Mirela Alexe

Dissociating Emotional Responsibility

A title that came to me as I was lying on a beach among hundreds, if not thousands, of people who decided to populate the small village by the sea this past weekend. I spend here around four to five weeks every summer, but I am still amazed by the affluence of people on some particular weekends. The hippies, the rockers, the punkers, the gold sandals with sequin dresses, the high heels, totally inappropriate for a sandy village with no sidewalks.

I am not going to treat the subject scientifically or psychologically, but humanely, trying to respond, though this is such a huge pretense, or to explain, or just to touch the question of whether or not we are also emotionally responsible to our fellow humans who populate the Earth.

I have the strong belief that we should and must participate emotionally to the world, give something back also from this point of view. We are socially responsible, that’s what’s acceptable. We should be, but are we? Can we participate socially, without emotional expense? The hundreds and thousands of this weekend are living proof that we are building emotional walls even if we lay our towels at less than social distance,  and at the same time we lay our souls miles away, building small emotional cupolas around them. Thus, we imagine we can guard the towels with our teeth, while not feeling guilty for our total lack of compassion and empathy with the regular small things in life.

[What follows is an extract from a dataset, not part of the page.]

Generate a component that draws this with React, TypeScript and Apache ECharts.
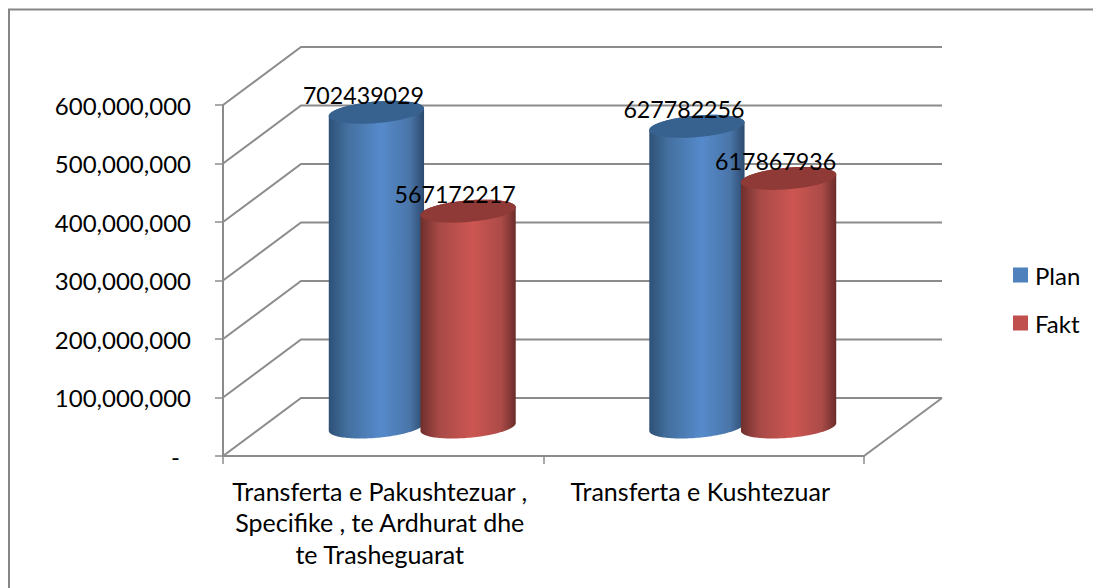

Thus the beach turns into a combat field, and you realize there is no emotional responsibility to others. You just carry your battle for your square meter, throwing bad thoughts and feelings around, filling the air with the unspoken tension of the never to be resolved conflict arising from the fact that you feel entitled to be there and the others are merely bothering you, without giving a single thought to the fact that you might just as well bother them.

We pour negativity and our projections into the world, and, as social responsibility is dissociating in a crowd, the same happens with emotion. In the crowd we become tern and tense, we do not want to feel anything towards the others, but eventually we are not so good at controlling our bad feelings.

We are emotionally responsible, not necessarily to spread good emotions, but at least to stop spreading the bad ones, which suddenly turn the people on holiday in fighting monsters, ready to go to extremes in their attempt to prove themselves they are the only ones worthy of experiencing holidays.

Going back to the small village by the sea, which might turn into an apocalyptical battle of minds, I tend to think that the thought of imaginary possessing a square meter of sand for a few hours, no matter if the one next to you will step on your head in order to get to his, is so much clouding our heads that may influence even the weather.